- Born: 27 December 1900 Zagreb, Austria-Hungary
- Died: 26 December 1980 (aged 79)
- Occupation: Architect
- Awards: Vladimir Nazor life achievement award (1968), Viktor Kovačić life achievement award (1972)
- Buildings: Napredak zadruga, Villa Fuhrmann, The Mountaineer's Home Tomislav

= Stjepan Planić =

Croatian architect (1900–1980)

Stjepan Planić (27 December 1900 – 26 December 1980) was a Croatian architect. His style can be described as a synthesis of functionalist and organic architecture.

==Biography==
From 1920 to 1922 he worked for the architect Rudolf Lubinsky and, after 1927, in his own practice in Zagreb. He also studied architecture (1927–31) at the Academy of Fine Arts Zagreb, in the studio of Drago Ibler and in 1931 joined the progressive group founded by Ibler, the Earth Group.

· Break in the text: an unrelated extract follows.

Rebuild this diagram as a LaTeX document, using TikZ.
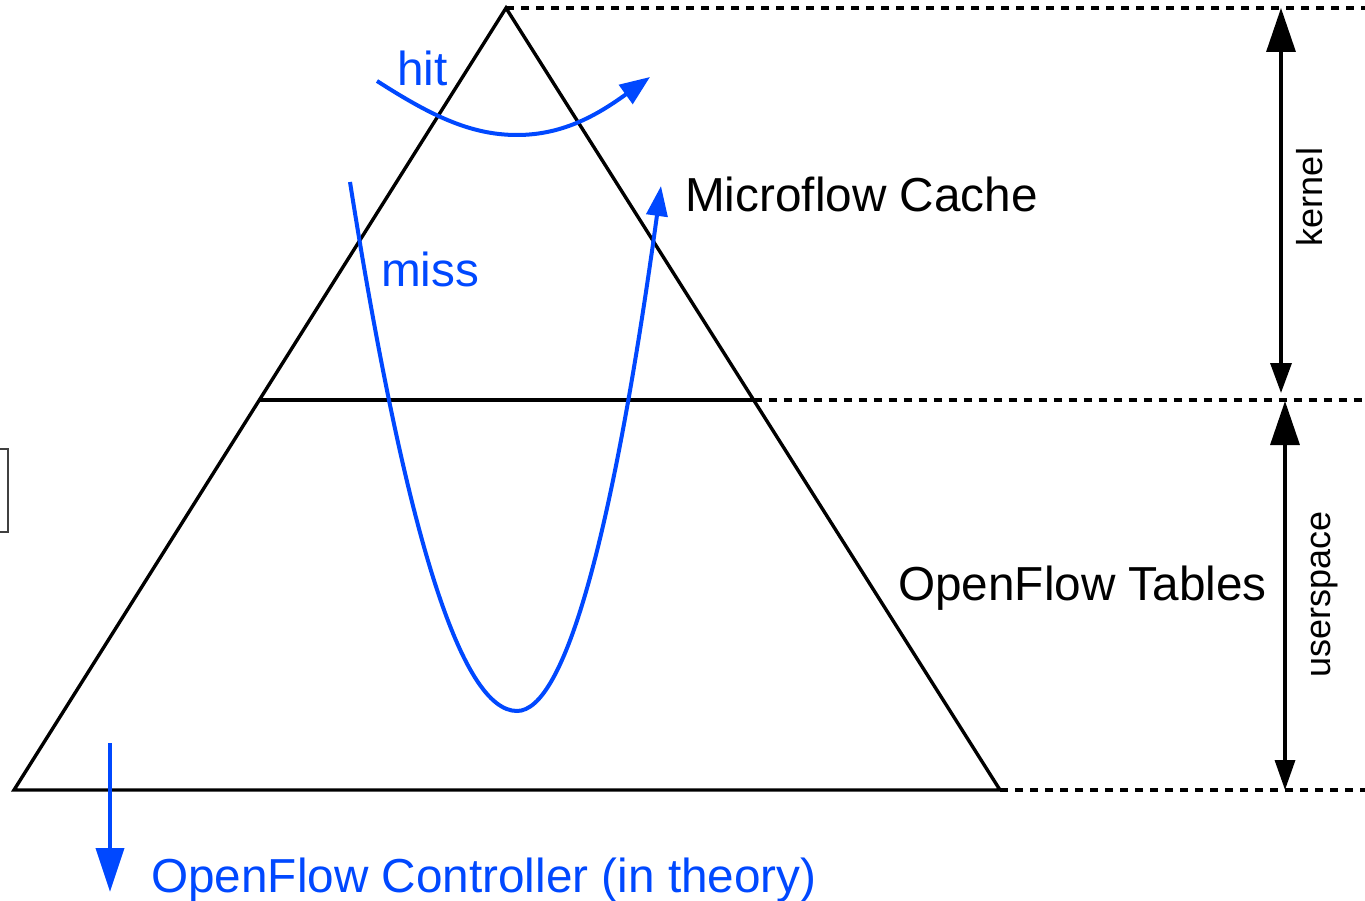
\documentclass[tikz,border=0pt]{standalone}
\usepackage{fontspec}
\setmainfont{Liberation Sans}
\usetikzlibrary{arrows.meta}
\definecolor{flowblue}{RGB}{0,72,255}
\begin{document}
\begin{tikzpicture}[x=1pt,y=-1pt,
  edge/.style={line width=3.4pt,line join=miter},
  guide/.style={line width=3.2pt,dash pattern=on 8pt off 7pt},
  flow/.style={flowblue,line width=4pt},
  bigtext/.style={inner sep=0pt,anchor=base west,font=\fontsize{47.7}{56}\selectfont},
  sidetext/.style={inner sep=0pt,anchor=base,rotate=90,font=\fontsize{36}{43}\selectfont},
  measure/.style={line width=3.4pt},
]
\useasboundingbox (0,0) rectangle (1365,901);

% pyramid corners and level split
\coordinate (apex) at (506,8);
\coordinate (bl) at (14,790);
\coordinate (br) at (1000,790);
\coordinate (ml) at (259.5,400);
\coordinate (mr) at (753.5,400);
\coordinate (topR) at (1365,8);
\coordinate (midR) at (1365,400);
\coordinate (botR) at (1365,790);

% partial frame at the left border
\draw[line width=1.8pt,black!75] (0,449) -- (8,449) -- (8,532) -- (0,532);

% pyramid
\draw[edge] (apex) -- (bl) -- (br) -- cycle;
\draw[edge] (ml) -- (mr);

% level guides
\draw[guide] (apex) -- (topR);
\draw[guide] (mr) -- (midR);
\draw[guide] (br) -- (botR);

% kernel / userspace extents
\coordinate (kTop) at (1281,8);
\coordinate (kBot) at (1281,393);
\coordinate (uTop) at (1285,401);
\coordinate (uBot) at (1285,790);
\draw[measure,{Triangle[length=44pt,width=29pt]}-{Triangle[length=30pt,width=21pt]}] (kTop) -- (kBot);
\draw[measure,{Triangle[length=44pt,width=29pt]}-{Triangle[length=30pt,width=20pt]}] (uTop) -- (uBot);
\node[sidetext] (kernel) at (1322,197) {kernel};
\node[sidetext] (userspace) at (1330,594) {userspace};

% level labels
\node[bigtext] (cache) at (685,212) {Microflow Cache};
\node[bigtext] (tables) at (898,600) {OpenFlow Tables};

% hit path
\coordinate (hitStart) at (377,81);
\coordinate (hitLow) at (517,135);
\coordinate (hitEnd) at (650,77);
\draw[flow,-{Triangle[length=30pt,width=23pt]}] (hitStart)
  .. controls (430,115) and (470,135) .. (hitLow)
  .. controls (565,135) and (600,113) .. (hitEnd);
\node[bigtext,text=flowblue] (hit) at (397,86) {hit};

% miss path
\coordinate (missStart) at (350,182);
\coordinate (missLow) at (517,711);
\coordinate (missEnd) at (661,186);
\draw[flow,-{Triangle[length=30pt,width=21pt]}] (missStart)
  .. controls (405.7,534.7) and (461.3,711) .. (missLow)
  .. controls (564.7,711) and (613,536) .. (missEnd);
\node[bigtext,text=flowblue] (miss) at (381,287) {miss};

% escalation to the controller
\coordinate (ctlStart) at (110,743);
\coordinate (ctlEnd) at (110,892);
\draw[flow,-{Triangle[length=44pt,width=28pt]}] (ctlStart) -- (ctlEnd);
\node[bigtext,text=flowblue] (controller) at (151,892) {OpenFlow Controller (in theory)};
\end{tikzpicture}
\end{document}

Planić was a protagonist of the social ideals of modern architecture as well as the aesthetic, and he had a special interest in social or low-cost housing. Ironically, however, he became a sought-after specialist in the design of luxury villas in Zagreb, and was thus marked as a hypocrite. In answer to this charges, he designed office and residential buildings in the centre of Zagreb, which are characterized by simplicity and functional planning; examples include the residential buildings in Draškovićeva Street (1932), Marinkovićeva Street, Bogovićeva Street (1937) and Martićeva Street (1938). He also wrote three "Letters on housing", in which he explains his working concepts in letters to a housewife.

In 1942 he converted the circular Arts Pavilion, Trg žrtava fašizma, Zagreb, designed by the sculptor Ivan Meštrović, into a mosque by adding three free-standing minarets around the body of the central cylinder and designing a new interior richly decorated with arabesques. The mosque, a monumental and somewhat bizarre addition to the Central European appearance of its surroundings, was demolished in 1949 for political reasons, and Planić was anathemized because of it.

After the war, he worked in the Ministry of Construction (1945–1950), Principle Directory of Construction (1950–1952) Secretariat for Construction and Urbanism (1959–1962).

On 30 July 1970 Planić retired but continued with his architectural work. In 1968 he received the Vladimir Nazor Award for Lifetime Achievement and in 1972 the "Viktor Kovačić" Award for Lifetime Achievement.